Anand’s Biased Attitude: His Lack of Compassion

      Anand’s English characters are supposed to be mere caricatures because of his prejudices and biases, except the lonely character, Mr. W.P. England. This is quite an admitted fact that Anand’s prejudices and biases explain his failure with the English characters, the sole exception being Mr. W.P. England. But then, Mr. England is the only English character in the novel who is new to India, holds an unimportant job and, as Anand tells us, has not yet had the opportunity to follow the exhortations of his compatriots and ‘show himself off as the son of King George himself if need be’. In the Daulatpur chapter, Dr. Marjoribanks is described as ‘a short, fat man, about forty bald-headed and prim’, who like most Englishmen in India, played tennis, cricket, polo, drank whisky and tried to retain the affections of his wife.....The English Inspector of police who makes a brief entry and can hardly be referred to as a character, allows Prabha to be foully whipped’. “Now, it in not always true that the English police officers were more honest and just than their
Indian counterparts, but nothing is here achieved by showing that the English police officer is callous and brutal. Had Anand shown the English officer as upholding the law and trying to put some restraint on the Indian policemen, he would have weakened his case against British misrule and at the same time he would have revealed himself as unbiased”.

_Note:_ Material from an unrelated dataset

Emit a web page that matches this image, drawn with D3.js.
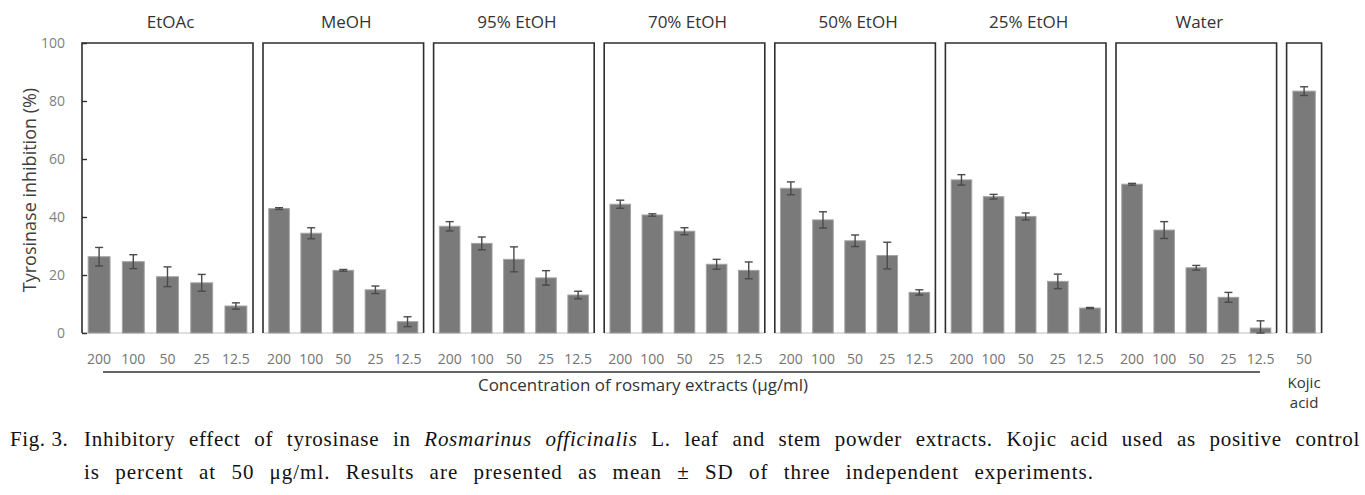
<!DOCTYPE html>
<html>
<head>
<meta charset="utf-8">
<script src="https://cdn.jsdelivr.net/npm/d3@7"></script>
<style>
  body { margin: 0; background: #fff; }
  svg text { font-family: "Open Sans", "Noto Sans", sans-serif; }
  svg text.cap { font-family: "Liberation Serif", "DejaVu Serif", serif; }
</style>
</head>
<body>
<svg id="chart" width="1365" height="495"></svg>
<script>
// concentrations (ug/ml) and extract solvents
var concs = ['200', '100', '50', '25', '12.5'];
var extracts = ['EtOAc', 'MeOH', '95% EtOH', '70% EtOH', '50% EtOH', '25% EtOH', 'Water'];

// mean inhibition (%) and SD per extract
var etoacMean = [26.3, 24.6, 19.4, 17.3, 9.3],  etoacSd = [3.2, 2.4, 3.4, 2.9, 1.1];
var meohMean  = [42.9, 34.4, 21.6, 14.9, 3.9],  meohSd  = [0.3, 1.9, 0.3, 1.3, 1.7];
var etoh95Mean = [36.8, 30.9, 25.4, 19.0, 13.1], etoh95Sd = [1.6, 2.2, 4.3, 2.5, 1.3];
var etoh70Mean = [44.4, 40.7, 35.1, 23.7, 21.6], etoh70Sd = [1.4, 0.4, 1.2, 1.7, 2.9];
var etoh50Mean = [49.9, 39.0, 31.8, 26.7, 14.0], etoh50Sd = [2.2, 2.8, 2.0, 4.6, 0.9];
var etoh25Mean = [52.8, 47.0, 40.2, 17.8, 8.6],  etoh25Sd = [1.8, 0.8, 1.2, 2.5, 0.2];
var waterMean = [51.3, 35.5, 22.5, 12.3, 1.7],  waterSd = [0.3, 2.9, 0.8, 1.7, 2.5];

// positive control
var kojicConc = ['50'];
var kojicMean = [83.4], kojicSd = [1.5];

var yTicks = [0, 20, 40, 60, 80, 100];

var means = [etoacMean, meohMean, etoh95Mean, etoh70Mean, etoh50Mean, etoh25Mean, waterMean],
    sds = [etoacSd, meohSd, etoh95Sd, etoh70Sd, etoh50Sd, etoh25Sd, waterSd];

var svg = d3.select('#chart');

var y = d3.scaleLinear().domain([0, 100]).range([333, 43]);

// panel layout: first panel a bit wider, narrow kojic panel at the end
var left = 82, gap = 10, firstW = 171, panelW = 160.6, kojicW = 35;
var panels = [], x0 = left;
extracts.forEach(function(name, i) {
    var w = i === 0 ? firstW : panelW;
    panels.push({name: name, x0: x0, w: w, cats: concs, mean: means[i], sd: sds[i]});
    x0 += w + gap;
});
panels.push({name: '', x0: x0, w: kojicW, cats: kojicConc, mean: kojicMean, sd: kojicSd});

var barFill = '#7a7a7a', frameCol = '#2e2e2e';

panels.forEach(function(p) {
    var x = d3.scaleBand().domain(p.cats).range([p.x0, p.x0 + p.w])
        .paddingInner(0.36).paddingOuter(0.18);
    var g = svg.append('g').attr('class', 'panel');

    // bottom baseline (light)
    g.append('line')
        .attr('x1', p.x0).attr('x2', p.x0 + p.w)
        .attr('y1', y(0)).attr('y2', y(0))
        .attr('stroke', '#d4d4d4').attr('stroke-width', 1.5);

    var rows = p.cats.map(function(c, i) { return {c: c, m: p.mean[i], s: p.sd[i]}; });

    g.selectAll('rect.bar').data(rows).enter().append('rect')
        .attr('class', 'bar')
        .attr('x', function(d) { return x(d.c); })
        .attr('width', x.bandwidth())
        .attr('y', function(d) { return y(d.m); })
        .attr('height', function(d) { return y(0) - y(d.m); })
        .attr('fill', barFill)
        .attr('stroke', '#a3a3a3').attr('stroke-width', 1);

    // error bars
    var eb = g.selectAll('g.err').data(rows).enter().append('g')
        .attr('class', 'err')
        .attr('stroke', '#4a4a4a').attr('stroke-width', 1.4);
    eb.append('line')
        .attr('x1', function(d) { return x(d.c) + x.bandwidth() / 2; })
        .attr('x2', function(d) { return x(d.c) + x.bandwidth() / 2; })
        .attr('y1', function(d) { return y(d.m + d.s); })
        .attr('y2', function(d) { return y(Math.max(0, d.m - d.s)); });
    [1, -1].forEach(function(sgn) {
        eb.append('line')
            .attr('x1', function(d) { return x(d.c) + x.bandwidth() / 2 - 4; })
            .attr('x2', function(d) { return x(d.c) + x.bandwidth() / 2 + 4; })
            .attr('y1', function(d) { return y(Math.max(0, d.m + sgn * d.s)); })
            .attr('y2', function(d) { return y(Math.max(0, d.m + sgn * d.s)); });
    });

    // frame: left, top, right
    g.append('path')
        .attr('d', 'M' + p.x0 + ',' + y(0) + 'V' + y(100) + 'H' + (p.x0 + p.w) + 'V' + y(0))
        .attr('fill', 'none').attr('stroke', frameCol).attr('stroke-width', 1.6);

    // panel title
    g.append('text')
        .attr('x', p.x0 + p.w / 2 + 3).attr('y', 28)
        .attr('text-anchor', 'middle')
        .attr('font-size', 17).attr('fill', '#333')
        .text(p.name);

    // concentration labels
    g.selectAll('text.conc').data(p.cats).enter().append('text')
        .attr('class', 'conc')
        .attr('x', function(d) { return x(d) + x.bandwidth() / 2; })
        .attr('y', 364)
        .attr('text-anchor', 'middle')
        .attr('font-size', 14).attr('fill', '#737373')
        .text(function(d) { return d; });
});

// y axis (ticks point into the first panel)
var yAxis = svg.append('g')
    .attr('transform', 'translate(' + left + ',0)')
    .call(d3.axisLeft(y).tickValues(yTicks).tickSizeInner(-5).tickSizeOuter(0).tickPadding(17));
yAxis.select('.domain').remove();
yAxis.selectAll('.tick line').attr('stroke', frameCol).attr('stroke-width', 1.4);
yAxis.selectAll('.tick text')
    .attr('font-size', 14).attr('fill', '#808080')
    .style('font-family', '"Open Sans", sans-serif');

svg.append('text')
    .attr('transform', 'translate(36,190) rotate(-90)')
    .attr('text-anchor', 'middle')
    .attr('font-size', 18).attr('fill', '#404040')
    .text('Tyrosinase inhibition (%)');

// underline for extract concentrations
svg.append('line')
    .attr('x1', 103).attr('x2', 1260).attr('y1', 372).attr('y2', 372)
    .attr('stroke', '#333').attr('stroke-width', 1.5);

svg.append('text')
    .attr('x', 643).attr('y', 391)
    .attr('text-anchor', 'middle')
    .attr('font-size', 16).attr('fill', '#333')
    .attr('textLength', 330).attr('lengthAdjust', 'spacingAndGlyphs')
    .text('Concentration of rosmary extracts (\u00b5g/ml)');

var kp = panels[panels.length - 1];
['Kojic', 'acid'].forEach(function(t, i) {
    svg.append('text')
        .attr('x', kp.x0 + kp.w / 2).attr('y', 388 + i * 20)
        .attr('text-anchor', 'middle')
        .attr('font-size', 15).attr('fill', '#333')
        .text(t);
});

// caption, justified by letter + word spacing
var capSize = 21, capX = 84;
svg.append('text').attr('class', 'cap')
    .attr('x', 10).attr('y', 446).attr('font-size', capSize).attr('fill', '#111')
    .attr('letter-spacing', 0.6)
    .text('Fig. 3.');

var justify = function(sel, target) {
    var natural = sel.node().getComputedTextLength(),
        txt = sel.text(),
        spaces = (txt.match(/ /g) || []).length,
        slack = target - natural;
    sel.attr('letter-spacing', 0.4 * slack / txt.length)
        .attr('word-spacing', 0.6 * slack / spaces);
};

var l1 = svg.append('text').attr('class', 'cap')
    .attr('x', capX).attr('y', 446).attr('font-size', capSize).attr('fill', '#111');
l1.append('tspan').text('Inhibitory effect of tyrosinase in ');
l1.append('tspan').attr('font-style', 'italic').text('Rosmarinus officinalis');
l1.append('tspan').text(' L. leaf and stem powder extracts. Kojic acid used as positive control');
justify(l1, 1360 - capX);

var l2 = svg.append('text').attr('class', 'cap')
    .attr('x', capX).attr('y', 479).attr('font-size', capSize).attr('fill', '#111')
    .text('is percent at 50 \u03bcg/ml. Results are presented as mean \u00b1 SD of three independent experiments.');
justify(l2, 1094 - capX);
</script>
</body>
</html>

Jimmie Thomas and Mrs. Thomas

      Jimmie Thomas is the head foreman of the Cotton Mill, Bombay. He is a thoroughly repulsive character. Anand portrays him as ‘a massive man with a scarlet bulldog face and a small waxed moustache, his huge body dressed in a greasy white shirt, greasy white trousers and a greasy white polo topee’. He treats the factory workers as if they were animals. He kicks, beats and abuses them at will. He uses foul words while speaking to the workers. He refers to Hari as a ‘stupid bullock’. He is also so greedy that he charges every worker in the mill a price for the gift of a job—a price which increases if there are more workers available against the vacancies to fill. He also runs the business of money lender and the interest he charges is one fourth of the amount. He is the virtual master of the factory. He works as an agent of the employer who engages workers, he is the god, for the workers, on whose mercy the workers depend for the security of their jobs.

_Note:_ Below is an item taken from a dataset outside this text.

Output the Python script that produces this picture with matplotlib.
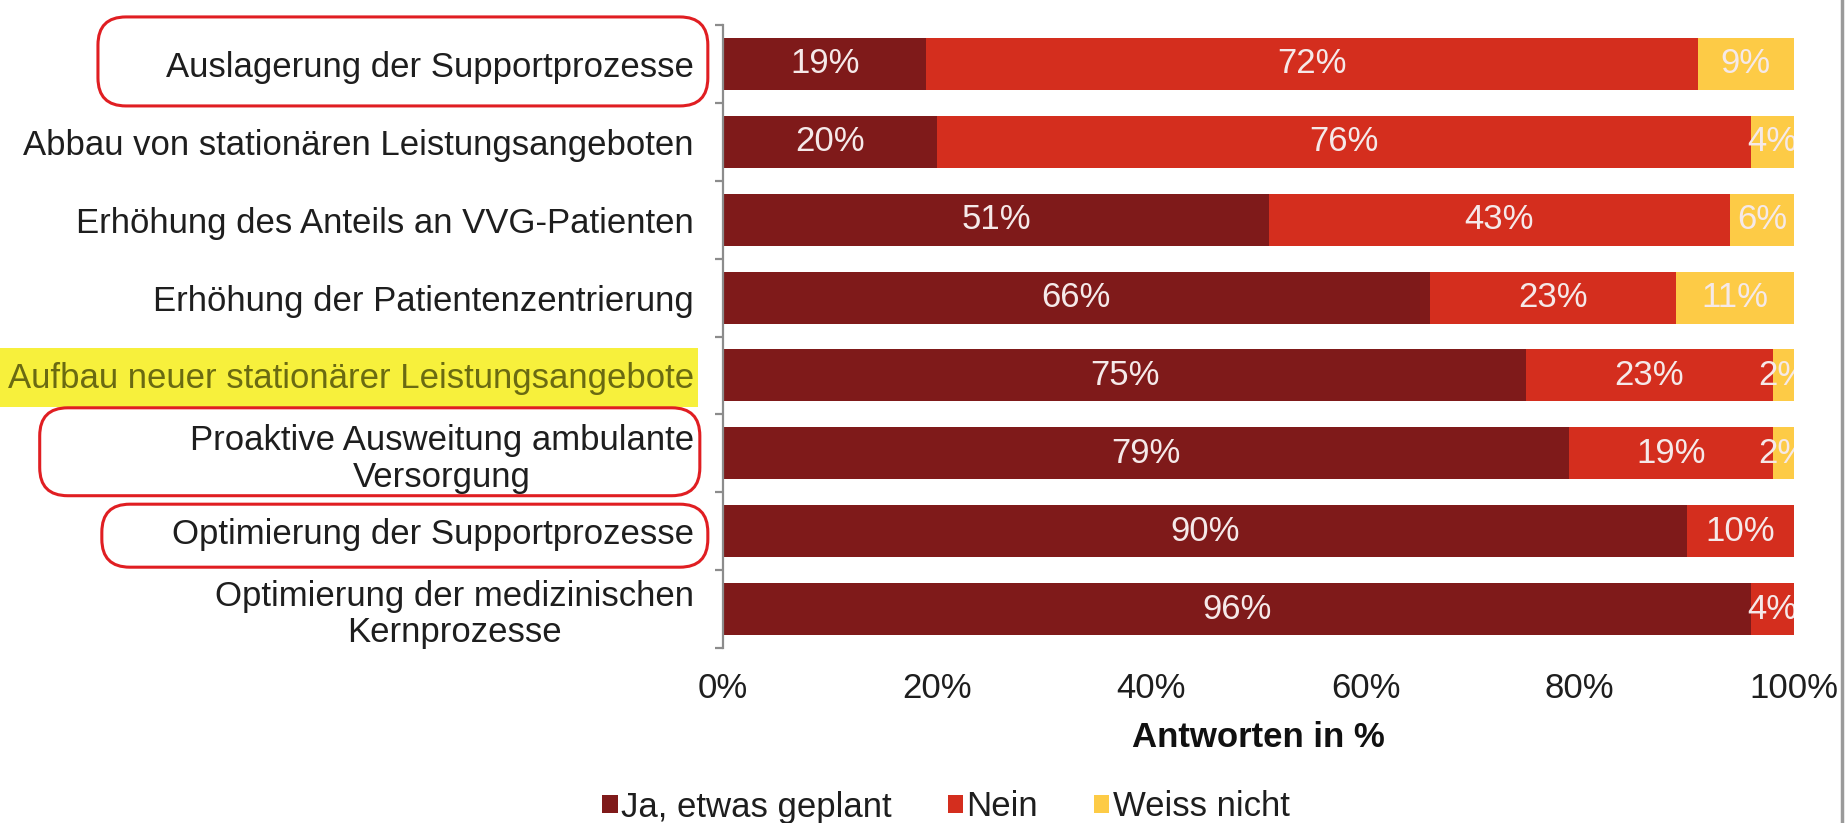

      In contrast to Mr. Jimmie Thomas his wife Mrs. Thomas has been depicted by the novelist as a dried-up small woman with streaks of grey mixed with her shock of brown hair. Mr. Little, the Manager of Sir George White’s Cotton Mill, is fussy; nervous man, who orders a Parsee messenger-boy to take a fly-killer and strike a fly when it settles anywhere in the room. The obedient Parsee lad swats the fly when it settles on the forehead of Mr. Little. The way Anand has created the scene makes the English look ridiculous. The Mill owner Sir Reginald White is a character who has been described in the earlier editions of Coolie as a ‘small round man, with a weather-beaten face, streaked with ruptured veins. It again makes his character a ridiculous one. But in the Badley Head edition, Anand has made his presence felt describing him as ‘a tall and well built man with a rather handsome face’.

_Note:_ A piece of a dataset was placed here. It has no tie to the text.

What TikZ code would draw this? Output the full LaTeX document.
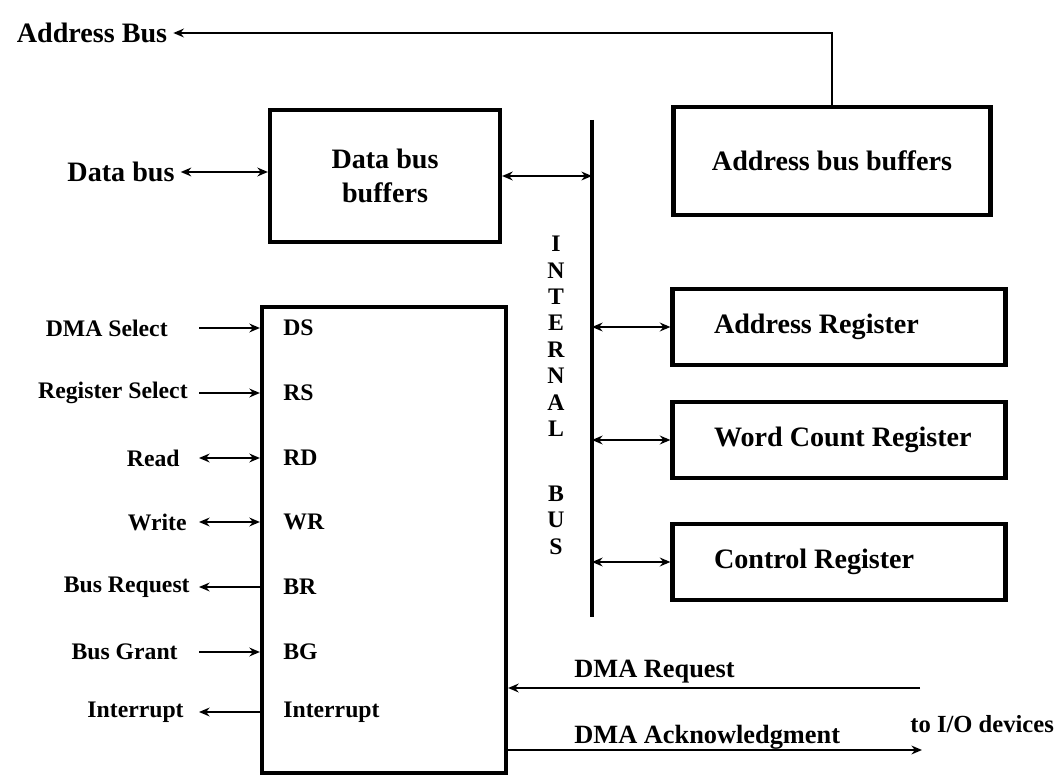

Application of Expressionistic Device

      Anand is charged that his English characters are failures. This, of course, results partly from a lack of sympathy and partly from his attempts at expressionistic devices. Anand, through his art, The Story of My Experiment with a White Lie, comments on the urge to express oneself at all costs, in an absolute manner, so as to expose the ugliness of life by deliberately dramatising, even through distortion, the non-human realities which impinged on one from all sides. To quote Saros Cowasjee, “It was a kind of expressionism which I began to share with some of the painters I know in London at that time. O’ Casey too made similar attempts with unhappy results as can be seen from plays like Oak Leaves and Lavender and The Star Turns Red. Instead of giving universality to their characters through expressionistic devices, they ended up drawing one dimensional characters. Curiously, both Anand and O’ Casey use expressionism for delineating their characters”

Mrs. Mainwaring

      Mrs. Mainwaring belongs to Anglo-Indian community. To quote Prof Naik “As an Anglo-Indian, she is a house divided against itself, the passionate blood of her pagan Indian grandmother in her being at perpetual war with the European-Christian horror of the flesh and sex instilled into her by her convent schooling”

      Mrs. Mainwaring is presented as a lady of loose character. She indulged in a strange, furtive surreptitious promiscuity. She gave herself to people at feast felt impulse and regretted having done so afterwards. Thus, she is a satire on the vanities and vulgarities of the Anglo-Indian community who considers England to be her home and tries to become pucca in various unnatural ways. Anand has provided much space for showing her character. It is rightly quoted “She is one of the fleas in a world of big fleas and little fleas and lesser fleas created by British Imperialism.” She does not develop the sense of integrity of her character because of her moral laxity and immoral relations. Anand says “If her mind had not been reacting against the deep rooted belief in the sin of sex, she might have had an integrity of character which would have saved her from the onslaughts of all these men, but, vacillating between a belief she felt to be wrong and a desire which was continually insistent, she became a bitch to all the hounds that prowled round her bungalow.” However, Mrs. Mainswaring is good at heart and she gives Munoo lift in her car when he is knocked down by the car and inspite of her chauffeur’s interference she brings him back to Simla and employs him as her page-cum-rickshaw-puller and takes good care of him when he falls sick.


      In a nutshell, Anand’s English characters, the sole exception being Mr. W.P. England, are depicted to look ridiculous, almost clownish in the novel. Their characteristics have been exaggerated and they make their presence little felt in the novel.

University Questions

How could you justify that ‘Anand’s European characters are caricatures?
Critically examine that Anand is failure with his English characters.
What are the various facets of Anand’s European characters?